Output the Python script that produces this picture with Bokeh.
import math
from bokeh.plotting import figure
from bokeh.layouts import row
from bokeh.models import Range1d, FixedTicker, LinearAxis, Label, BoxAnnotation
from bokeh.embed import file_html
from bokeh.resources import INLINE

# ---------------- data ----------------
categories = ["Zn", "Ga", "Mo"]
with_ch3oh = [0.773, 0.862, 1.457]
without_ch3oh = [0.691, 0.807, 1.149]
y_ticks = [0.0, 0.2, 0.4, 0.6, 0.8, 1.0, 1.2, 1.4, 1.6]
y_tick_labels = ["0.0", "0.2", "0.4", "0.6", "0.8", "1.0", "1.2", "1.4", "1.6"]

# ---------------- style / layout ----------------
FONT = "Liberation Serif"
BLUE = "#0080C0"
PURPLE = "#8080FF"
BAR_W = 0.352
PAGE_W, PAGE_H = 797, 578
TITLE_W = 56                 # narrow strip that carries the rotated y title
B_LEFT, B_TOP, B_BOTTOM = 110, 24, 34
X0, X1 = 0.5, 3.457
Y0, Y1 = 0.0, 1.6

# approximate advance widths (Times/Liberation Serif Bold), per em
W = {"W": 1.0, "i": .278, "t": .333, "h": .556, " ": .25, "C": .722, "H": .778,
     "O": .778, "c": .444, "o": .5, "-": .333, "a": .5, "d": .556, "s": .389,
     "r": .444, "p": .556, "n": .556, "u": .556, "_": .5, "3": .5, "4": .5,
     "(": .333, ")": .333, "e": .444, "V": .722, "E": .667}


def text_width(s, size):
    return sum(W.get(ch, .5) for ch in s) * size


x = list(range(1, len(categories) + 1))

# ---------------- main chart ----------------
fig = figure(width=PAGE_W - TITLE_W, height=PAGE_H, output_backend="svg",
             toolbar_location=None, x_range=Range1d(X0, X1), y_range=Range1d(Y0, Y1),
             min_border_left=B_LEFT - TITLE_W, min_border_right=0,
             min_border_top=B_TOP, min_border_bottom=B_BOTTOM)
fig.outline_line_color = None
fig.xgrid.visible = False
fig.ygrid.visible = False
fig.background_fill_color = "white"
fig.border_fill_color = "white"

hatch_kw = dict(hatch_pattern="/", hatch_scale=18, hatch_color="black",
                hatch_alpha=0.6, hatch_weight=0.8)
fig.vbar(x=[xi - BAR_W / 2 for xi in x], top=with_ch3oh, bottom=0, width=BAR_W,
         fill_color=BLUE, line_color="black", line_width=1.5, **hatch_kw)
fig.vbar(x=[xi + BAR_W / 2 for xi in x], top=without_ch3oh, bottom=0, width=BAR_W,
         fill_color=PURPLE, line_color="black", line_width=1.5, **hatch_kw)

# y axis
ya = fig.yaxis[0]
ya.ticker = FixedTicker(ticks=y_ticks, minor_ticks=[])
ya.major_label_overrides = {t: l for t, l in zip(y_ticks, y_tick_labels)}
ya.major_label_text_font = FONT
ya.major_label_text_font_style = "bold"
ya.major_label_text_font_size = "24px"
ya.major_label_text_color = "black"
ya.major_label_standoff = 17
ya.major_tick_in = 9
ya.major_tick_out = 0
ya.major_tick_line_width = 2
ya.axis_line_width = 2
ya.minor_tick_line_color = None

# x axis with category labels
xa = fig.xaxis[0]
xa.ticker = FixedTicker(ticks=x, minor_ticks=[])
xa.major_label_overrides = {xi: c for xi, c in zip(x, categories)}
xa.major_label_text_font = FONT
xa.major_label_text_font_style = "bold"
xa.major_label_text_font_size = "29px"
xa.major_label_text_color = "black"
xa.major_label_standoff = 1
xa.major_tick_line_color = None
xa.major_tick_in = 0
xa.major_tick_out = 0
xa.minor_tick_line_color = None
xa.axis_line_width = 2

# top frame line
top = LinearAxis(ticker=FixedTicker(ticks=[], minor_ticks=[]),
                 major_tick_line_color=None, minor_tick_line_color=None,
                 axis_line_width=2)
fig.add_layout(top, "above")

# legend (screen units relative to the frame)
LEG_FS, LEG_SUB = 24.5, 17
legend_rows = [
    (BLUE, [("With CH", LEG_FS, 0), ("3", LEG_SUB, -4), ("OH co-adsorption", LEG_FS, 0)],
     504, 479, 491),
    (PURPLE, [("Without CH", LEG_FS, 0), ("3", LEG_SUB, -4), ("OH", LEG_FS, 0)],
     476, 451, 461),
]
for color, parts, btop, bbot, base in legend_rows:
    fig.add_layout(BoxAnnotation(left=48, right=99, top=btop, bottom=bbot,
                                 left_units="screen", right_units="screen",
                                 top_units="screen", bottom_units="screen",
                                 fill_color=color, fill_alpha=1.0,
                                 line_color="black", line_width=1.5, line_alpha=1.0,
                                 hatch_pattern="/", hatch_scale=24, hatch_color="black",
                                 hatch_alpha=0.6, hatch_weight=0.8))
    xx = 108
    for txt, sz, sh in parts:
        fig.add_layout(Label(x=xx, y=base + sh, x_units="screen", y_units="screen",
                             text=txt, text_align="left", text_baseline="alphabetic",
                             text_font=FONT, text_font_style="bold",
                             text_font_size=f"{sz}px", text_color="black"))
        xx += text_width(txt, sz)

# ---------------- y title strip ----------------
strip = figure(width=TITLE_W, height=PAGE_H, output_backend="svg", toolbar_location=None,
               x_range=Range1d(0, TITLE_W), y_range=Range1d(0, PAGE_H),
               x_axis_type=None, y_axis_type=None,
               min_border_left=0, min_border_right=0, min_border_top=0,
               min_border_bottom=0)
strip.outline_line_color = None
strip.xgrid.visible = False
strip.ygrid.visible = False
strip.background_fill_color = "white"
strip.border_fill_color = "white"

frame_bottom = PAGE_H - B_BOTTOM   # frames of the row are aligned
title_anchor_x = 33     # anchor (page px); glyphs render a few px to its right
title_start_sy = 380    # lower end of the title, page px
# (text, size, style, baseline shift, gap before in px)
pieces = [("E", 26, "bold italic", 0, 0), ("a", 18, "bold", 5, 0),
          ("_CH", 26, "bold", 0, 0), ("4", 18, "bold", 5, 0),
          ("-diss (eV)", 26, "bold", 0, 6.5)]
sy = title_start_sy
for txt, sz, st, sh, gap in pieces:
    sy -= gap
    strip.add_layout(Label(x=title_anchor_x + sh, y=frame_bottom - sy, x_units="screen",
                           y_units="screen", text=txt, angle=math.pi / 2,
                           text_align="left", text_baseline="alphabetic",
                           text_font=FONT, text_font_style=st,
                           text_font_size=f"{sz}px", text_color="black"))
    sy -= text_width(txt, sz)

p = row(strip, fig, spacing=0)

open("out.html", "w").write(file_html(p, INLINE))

▶ [The task] Extract from the data every line where "that" shows up.

▶ [Exercise response]
Output the Python script that produces this picture with Bokeh.
TITLE_W = 56                 # narrow strip that carries the rotated y title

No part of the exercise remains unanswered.